Zero Trust has evolved from a conceptual framework into a practical security architecture adopted by forward-thinking organizations worldwide. During M&A due diligence, evaluating a target's progress toward Zero Trust principles provides valuable insight into security maturity, modernization readiness, and the investment required to achieve a unified security posture. Damani Data's Zero Trust assessment framework helps acquirers understand where a target stands on this critical journey.

Core Principles and Maturity Assessment

Zero Trust is built on the principle of "never trust, always verify." We assess the target's implementation across the core pillars: identity verification, device trust, network segmentation, application access controls, and data protection. Few organizations have fully implemented Zero Trust across all pillars, but the degree of progress is a meaningful indicator of security maturity.

Our maturity assessment uses a structured framework to evaluate each pillar on a scale from traditional (perimeter-based) to advanced (fully Zero Trust). This provides acquirers with a clear, comparable metric for understanding the target's security architecture relative to industry benchmarks and the acquirer's own environment.

We also assess the target's strategic roadmap for Zero Trust adoption. Organizations with a documented, funded plan for continued Zero Trust implementation demonstrate forward-thinking security leadership. Those without such plans may require significantly more investment to bring their security architecture in line with modern standards.

Identity and Access Management Evaluation

Identity is the foundation of Zero Trust architecture. We evaluate the target's identity and access management (IAM) infrastructure, including directory services, single sign-on implementation, multi-factor authentication coverage, and privileged access management. Weaknesses in IAM directly undermine any other Zero Trust investments the organization may have made.

Conditional access policies are a key indicator of Zero Trust maturity. We examine whether the target enforces context-aware access decisions based on user identity, device health, location, and risk signals. Organizations that grant broad, persistent access based solely on network location are operating under assumptions that modern threat actors routinely exploit.

We pay particular attention to service account and machine identity management. These non-human identities are frequently overlooked in Zero Trust implementations but represent a significant attack vector. Overprivileged service accounts with static credentials are among the most common findings in our assessments.

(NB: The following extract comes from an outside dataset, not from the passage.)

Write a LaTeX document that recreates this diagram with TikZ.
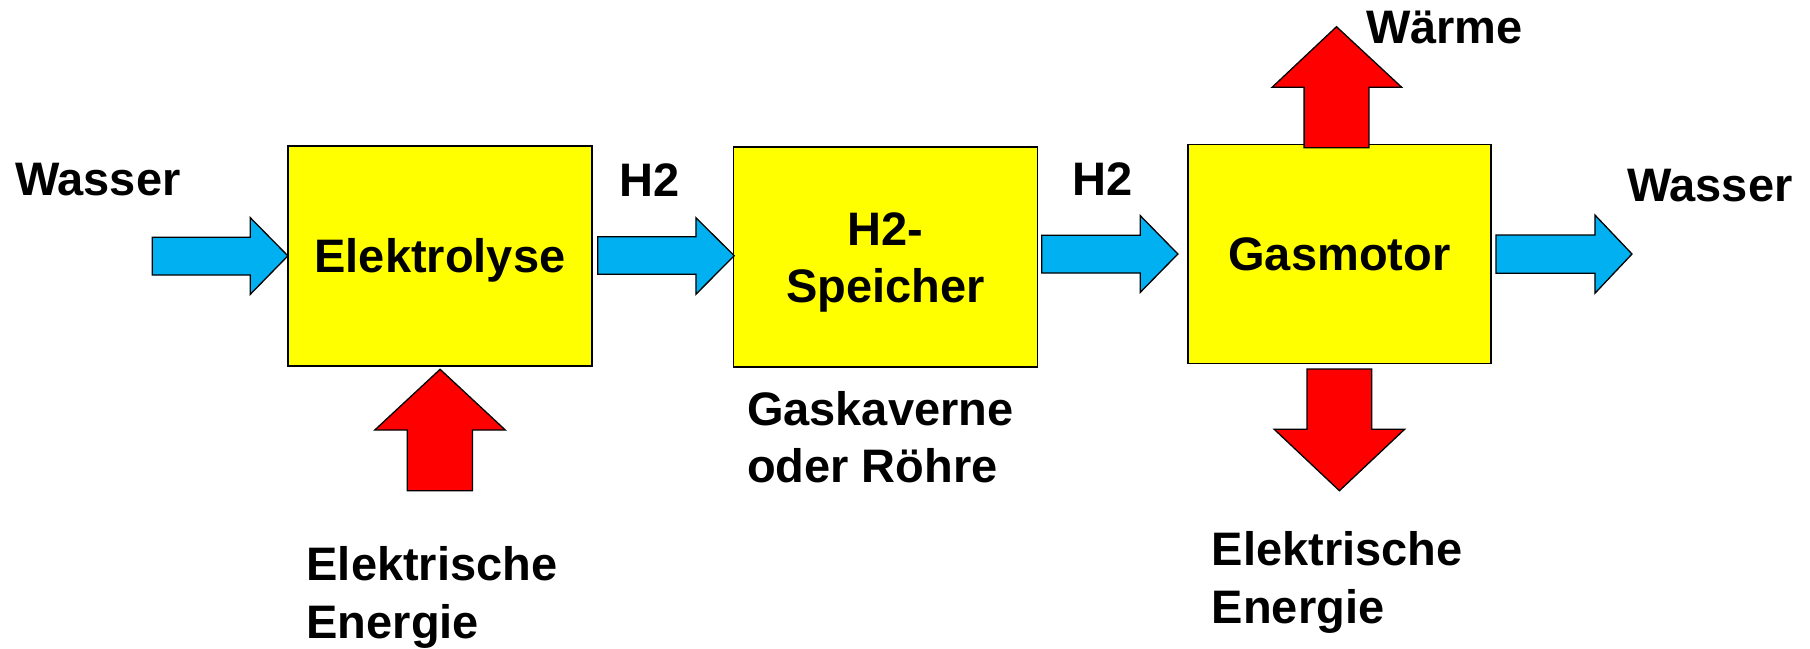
\documentclass[tikz,border=0pt]{standalone}
\usepackage{fontspec}
\setmainfont{Liberation Sans}
\definecolor{boxyellow}{RGB}{255,255,0}
\definecolor{flowblue}{RGB}{0,176,240}
\definecolor{energyred}{RGB}{255,0,0}
\begin{document}
\begin{tikzpicture}[x=1pt,y=-1pt,
  every node/.style={font=\fontsize{47}{57.5}\selectfont\bfseries, inner sep=0pt, outer sep=0pt},
  procbox/.style={draw=black, line width=1.6pt, fill=boxyellow, align=center,
    text height=33.7pt, text depth=0pt},
  bluearrow/.style={draw=black, line width=1.3pt, fill=flowblue, line join=miter},
  redarrow/.style={draw=black, line width=1.3pt, fill=energyred, line join=miter},
  lbl/.style={anchor=base west, align=left}
]
\useasboundingbox (0,0) rectangle (1810,648);
\fill[white] (0,0) rectangle (1810,648);

% process boxes
\node[procbox, minimum width=304pt, minimum height=219.7pt] (elek) at (439.9,255.85) {Elektrolyse};
\node[procbox, minimum width=304pt, minimum height=219.7pt, text height=91.2pt] (spei) at (885.45,257) {H2-\\Speicher};
\node[procbox, minimum width=303pt, minimum height=219pt] (gasm) at (1339.4,253.8) {Gasmotor};

% labels (multi-line nodes: base is the last line's baseline)
\node[lbl] (wasserin) at (15,195) {Wasser};
\node[anchor=base] (h2a) at (649.4,196.7) {H2};
\node[anchor=base] (h2b) at (1103,195) {H2};
\node[lbl] (waerme) at (1366,43.3) {Wärme};
\node[lbl] (wasserout) at (1627,201.7) {Wasser};
\node[lbl] (kaverne) at (747,482.7) {Gaskaverne\\oder Röhre};
\node[lbl] (energin) at (306.6,638.3) {Elektrische\\Energie};
\node[lbl] (energout) at (1211.8,623.3) {Elektrische\\Energie};

% blue flow arrows
\draw[bluearrow] (152.2,237.3) -- (250.3,237.3) -- (250.3,217.7) -- (elek.west) -- (250.3,294.3) -- (250.3,275) -- (152.2,275) -- cycle;
\draw[bluearrow] (597.8,236.7) -- (695.9,236.7) -- (695.9,217.7) -- (734.2,255.7) -- (695.9,294.3) -- (695.9,274.3) -- (597.8,274.3) -- cycle;
\draw[bluearrow] (1041.8,235.3) -- (1140.3,235.3) -- (1140.3,215.7) -- (1177.9,254) -- (1140.3,292.3) -- (1140.3,273) -- (1041.8,273) -- cycle;
\draw[bluearrow] (1496,235) -- (1594.9,235) -- (1594.9,215) -- (1632,254) -- (1594.9,293.3) -- (1594.9,273.3) -- (1496,273.3) -- cycle;

% red energy arrows
\draw[redarrow] (407.3,490.7) -- (407.3,430) -- (374.8,430) -- (440.1,369.3) -- (505.3,430) -- (472.5,430) -- (472.5,490.7) -- cycle;
\draw[redarrow] (1304.1,147.7) -- (1304.1,87.3) -- (1272.1,87.3) -- (1336.5,26.7) -- (1401.7,87.3) -- (1368.9,87.3) -- (1368.9,147.7) -- cycle;
\draw[redarrow] (1307,369) -- (1371.8,369) -- (1371.8,429.3) -- (1404.6,429.3) -- (1339.4,490.7) -- (1274.2,429.3) -- (1307,429.3) -- cycle;
\end{tikzpicture}
\end{document}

Network and Application Layer Controls

Zero Trust networking moves beyond traditional perimeter defense to implement micro-segmentation and identity-aware access at the application layer. We assess whether the target has deployed software-defined perimeters, secure access service edge (SASE) solutions, or other technologies that enforce granular access controls based on identity and context rather than network location.

Application-level Zero Trust controls are equally important. We evaluate whether the target has implemented API gateway security, service mesh authentication, and workload identity management for cloud-native applications. These controls ensure that Zero Trust principles extend beyond user access to encompass the full application stack.

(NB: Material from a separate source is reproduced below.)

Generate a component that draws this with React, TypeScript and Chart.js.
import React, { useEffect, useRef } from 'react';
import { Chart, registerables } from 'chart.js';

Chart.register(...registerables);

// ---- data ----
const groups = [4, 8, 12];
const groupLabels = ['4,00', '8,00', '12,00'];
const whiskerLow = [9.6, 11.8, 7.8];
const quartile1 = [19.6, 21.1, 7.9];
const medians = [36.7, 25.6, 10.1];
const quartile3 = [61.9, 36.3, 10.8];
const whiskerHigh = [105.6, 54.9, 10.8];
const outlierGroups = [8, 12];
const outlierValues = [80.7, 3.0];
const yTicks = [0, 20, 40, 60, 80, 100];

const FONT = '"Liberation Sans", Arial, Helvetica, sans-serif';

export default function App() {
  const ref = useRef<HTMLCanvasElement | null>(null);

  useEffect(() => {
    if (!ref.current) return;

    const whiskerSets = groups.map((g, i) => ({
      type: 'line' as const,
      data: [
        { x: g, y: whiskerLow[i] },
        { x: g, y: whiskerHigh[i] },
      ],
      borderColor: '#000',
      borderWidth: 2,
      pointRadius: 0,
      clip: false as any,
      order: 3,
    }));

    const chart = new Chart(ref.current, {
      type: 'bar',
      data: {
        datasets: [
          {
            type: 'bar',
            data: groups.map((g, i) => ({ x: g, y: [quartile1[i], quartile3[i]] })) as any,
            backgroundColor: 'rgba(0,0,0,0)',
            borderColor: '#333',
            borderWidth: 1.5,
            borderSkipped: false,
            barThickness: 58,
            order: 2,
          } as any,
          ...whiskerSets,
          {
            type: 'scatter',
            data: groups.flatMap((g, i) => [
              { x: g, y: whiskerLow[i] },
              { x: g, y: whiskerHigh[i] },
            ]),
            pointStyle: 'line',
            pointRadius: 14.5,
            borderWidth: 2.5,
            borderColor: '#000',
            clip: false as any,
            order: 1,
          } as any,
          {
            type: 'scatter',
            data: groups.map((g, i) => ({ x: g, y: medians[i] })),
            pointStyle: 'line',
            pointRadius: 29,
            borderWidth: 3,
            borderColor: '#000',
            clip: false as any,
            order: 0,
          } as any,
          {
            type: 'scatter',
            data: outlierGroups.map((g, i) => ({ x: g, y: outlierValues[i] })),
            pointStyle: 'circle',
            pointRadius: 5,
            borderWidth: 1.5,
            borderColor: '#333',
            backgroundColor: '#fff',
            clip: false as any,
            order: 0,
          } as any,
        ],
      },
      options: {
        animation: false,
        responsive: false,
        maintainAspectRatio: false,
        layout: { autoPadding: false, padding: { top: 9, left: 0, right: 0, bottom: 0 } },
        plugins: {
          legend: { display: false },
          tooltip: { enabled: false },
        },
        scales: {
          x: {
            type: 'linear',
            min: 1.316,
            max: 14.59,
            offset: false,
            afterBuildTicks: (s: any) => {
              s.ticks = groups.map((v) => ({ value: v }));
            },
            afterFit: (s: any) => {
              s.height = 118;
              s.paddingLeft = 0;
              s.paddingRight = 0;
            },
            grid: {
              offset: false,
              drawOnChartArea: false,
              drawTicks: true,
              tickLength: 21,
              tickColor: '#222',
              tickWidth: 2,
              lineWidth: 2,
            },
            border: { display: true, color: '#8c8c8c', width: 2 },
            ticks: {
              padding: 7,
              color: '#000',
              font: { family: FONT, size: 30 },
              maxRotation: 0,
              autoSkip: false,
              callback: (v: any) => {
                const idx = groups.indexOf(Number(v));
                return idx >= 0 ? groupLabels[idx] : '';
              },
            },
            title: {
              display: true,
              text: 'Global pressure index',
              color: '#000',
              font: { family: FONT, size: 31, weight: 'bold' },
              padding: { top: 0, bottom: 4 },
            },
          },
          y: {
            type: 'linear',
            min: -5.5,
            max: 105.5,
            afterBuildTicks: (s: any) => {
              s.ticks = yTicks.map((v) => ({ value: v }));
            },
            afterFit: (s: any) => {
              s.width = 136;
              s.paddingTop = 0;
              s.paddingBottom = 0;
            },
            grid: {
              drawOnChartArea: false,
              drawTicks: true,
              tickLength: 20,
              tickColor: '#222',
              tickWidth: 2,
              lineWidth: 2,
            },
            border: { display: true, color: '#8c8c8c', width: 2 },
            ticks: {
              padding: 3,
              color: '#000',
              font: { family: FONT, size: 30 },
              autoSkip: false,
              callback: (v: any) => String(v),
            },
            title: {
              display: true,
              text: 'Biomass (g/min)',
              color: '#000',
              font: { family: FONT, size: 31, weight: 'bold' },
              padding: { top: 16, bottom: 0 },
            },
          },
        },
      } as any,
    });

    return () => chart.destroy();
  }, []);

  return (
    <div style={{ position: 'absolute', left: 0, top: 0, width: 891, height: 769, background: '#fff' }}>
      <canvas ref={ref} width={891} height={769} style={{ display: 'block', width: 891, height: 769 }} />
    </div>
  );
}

Integration Implications and Cost Projections

Merging two organizations with different levels of Zero Trust maturity presents unique challenges. We provide acquirers with a detailed integration analysis that identifies compatibility gaps between the two security architectures and recommends a phased approach to achieving a unified Zero Trust posture.

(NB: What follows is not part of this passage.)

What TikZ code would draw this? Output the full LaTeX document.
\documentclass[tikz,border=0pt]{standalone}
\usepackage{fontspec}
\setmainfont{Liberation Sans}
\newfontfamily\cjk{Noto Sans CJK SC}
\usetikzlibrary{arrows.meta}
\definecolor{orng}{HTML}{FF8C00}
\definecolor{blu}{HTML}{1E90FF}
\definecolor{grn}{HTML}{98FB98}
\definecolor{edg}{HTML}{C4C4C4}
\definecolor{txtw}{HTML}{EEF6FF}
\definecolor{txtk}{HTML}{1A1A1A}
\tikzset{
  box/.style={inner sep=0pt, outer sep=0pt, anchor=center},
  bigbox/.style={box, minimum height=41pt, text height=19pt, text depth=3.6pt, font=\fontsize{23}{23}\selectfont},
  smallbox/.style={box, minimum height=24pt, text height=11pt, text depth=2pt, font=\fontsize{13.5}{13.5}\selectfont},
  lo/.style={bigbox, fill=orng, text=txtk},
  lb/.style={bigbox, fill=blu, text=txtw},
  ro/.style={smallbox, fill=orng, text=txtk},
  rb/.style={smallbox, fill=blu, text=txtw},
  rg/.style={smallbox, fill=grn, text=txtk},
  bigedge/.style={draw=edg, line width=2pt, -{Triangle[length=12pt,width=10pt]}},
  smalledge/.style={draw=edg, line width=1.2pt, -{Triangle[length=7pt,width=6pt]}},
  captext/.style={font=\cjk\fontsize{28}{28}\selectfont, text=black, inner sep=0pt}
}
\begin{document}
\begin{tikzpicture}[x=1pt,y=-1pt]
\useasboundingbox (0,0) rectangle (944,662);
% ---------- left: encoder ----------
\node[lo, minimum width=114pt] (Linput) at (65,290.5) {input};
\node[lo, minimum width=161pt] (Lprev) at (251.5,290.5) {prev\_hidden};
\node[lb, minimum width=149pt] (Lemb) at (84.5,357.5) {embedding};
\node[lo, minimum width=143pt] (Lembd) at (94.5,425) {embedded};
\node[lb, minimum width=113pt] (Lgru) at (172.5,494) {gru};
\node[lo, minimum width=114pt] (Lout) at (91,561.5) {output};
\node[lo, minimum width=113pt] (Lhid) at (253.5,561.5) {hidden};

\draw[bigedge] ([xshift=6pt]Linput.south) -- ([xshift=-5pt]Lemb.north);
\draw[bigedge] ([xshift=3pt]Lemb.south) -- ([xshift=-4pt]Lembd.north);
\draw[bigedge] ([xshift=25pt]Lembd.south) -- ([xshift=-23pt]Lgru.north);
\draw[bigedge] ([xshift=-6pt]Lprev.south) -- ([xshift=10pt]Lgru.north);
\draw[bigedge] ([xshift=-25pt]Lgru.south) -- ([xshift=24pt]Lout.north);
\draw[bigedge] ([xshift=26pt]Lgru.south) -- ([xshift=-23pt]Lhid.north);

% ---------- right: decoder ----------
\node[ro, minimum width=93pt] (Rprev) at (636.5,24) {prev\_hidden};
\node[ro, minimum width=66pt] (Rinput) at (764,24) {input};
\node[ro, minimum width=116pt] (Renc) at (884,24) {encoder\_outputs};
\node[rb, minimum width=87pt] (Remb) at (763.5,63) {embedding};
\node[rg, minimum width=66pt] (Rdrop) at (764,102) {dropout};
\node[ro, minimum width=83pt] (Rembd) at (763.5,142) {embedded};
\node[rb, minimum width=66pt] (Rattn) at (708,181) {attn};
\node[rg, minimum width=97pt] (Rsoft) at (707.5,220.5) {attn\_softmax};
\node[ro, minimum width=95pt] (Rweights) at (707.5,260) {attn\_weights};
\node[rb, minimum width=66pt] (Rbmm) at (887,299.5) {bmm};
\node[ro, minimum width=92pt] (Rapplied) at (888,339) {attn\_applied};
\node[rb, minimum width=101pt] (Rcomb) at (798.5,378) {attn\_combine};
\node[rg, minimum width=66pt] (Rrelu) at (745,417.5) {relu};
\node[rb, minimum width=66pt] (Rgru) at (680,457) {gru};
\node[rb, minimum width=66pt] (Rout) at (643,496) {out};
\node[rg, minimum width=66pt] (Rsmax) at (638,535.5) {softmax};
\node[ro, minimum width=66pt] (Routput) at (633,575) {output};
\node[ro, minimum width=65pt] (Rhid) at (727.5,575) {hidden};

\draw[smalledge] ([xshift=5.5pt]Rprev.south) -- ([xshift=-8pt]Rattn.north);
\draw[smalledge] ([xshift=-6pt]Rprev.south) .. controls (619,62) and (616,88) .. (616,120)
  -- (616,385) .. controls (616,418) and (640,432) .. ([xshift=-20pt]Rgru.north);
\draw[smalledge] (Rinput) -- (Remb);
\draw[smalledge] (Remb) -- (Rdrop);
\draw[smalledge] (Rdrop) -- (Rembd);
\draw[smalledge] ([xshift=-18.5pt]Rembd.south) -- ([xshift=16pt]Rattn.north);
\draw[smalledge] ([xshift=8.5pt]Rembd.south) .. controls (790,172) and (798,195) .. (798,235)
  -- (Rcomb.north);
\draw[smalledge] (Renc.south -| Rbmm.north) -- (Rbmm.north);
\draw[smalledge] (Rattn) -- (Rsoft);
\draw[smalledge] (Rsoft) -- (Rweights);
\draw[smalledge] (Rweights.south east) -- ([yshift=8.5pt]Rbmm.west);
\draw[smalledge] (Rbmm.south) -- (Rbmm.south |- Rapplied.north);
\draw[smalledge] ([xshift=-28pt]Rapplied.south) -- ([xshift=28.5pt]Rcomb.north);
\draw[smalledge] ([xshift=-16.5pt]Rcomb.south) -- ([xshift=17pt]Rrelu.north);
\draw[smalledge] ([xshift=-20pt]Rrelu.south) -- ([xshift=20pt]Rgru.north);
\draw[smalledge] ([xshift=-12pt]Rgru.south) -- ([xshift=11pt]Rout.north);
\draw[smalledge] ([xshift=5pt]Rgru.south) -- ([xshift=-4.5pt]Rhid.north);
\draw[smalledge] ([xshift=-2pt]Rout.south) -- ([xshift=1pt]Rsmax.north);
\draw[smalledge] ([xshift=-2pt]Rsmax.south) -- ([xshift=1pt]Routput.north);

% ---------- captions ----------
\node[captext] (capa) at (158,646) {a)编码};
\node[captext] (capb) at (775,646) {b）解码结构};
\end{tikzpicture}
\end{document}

Our cost projections cover technology investments, process changes, and training requirements needed to harmonize security architectures. We also identify quick wins that can improve security posture immediately while longer-term Zero Trust initiatives are planned and executed.

A thorough Zero Trust assessment during due diligence ensures that acquirers understand not only the current security posture but also the trajectory and investment required to maintain a modern, resilient security architecture. This forward-looking perspective is essential for deals where long-term technology strategy is a significant value driver.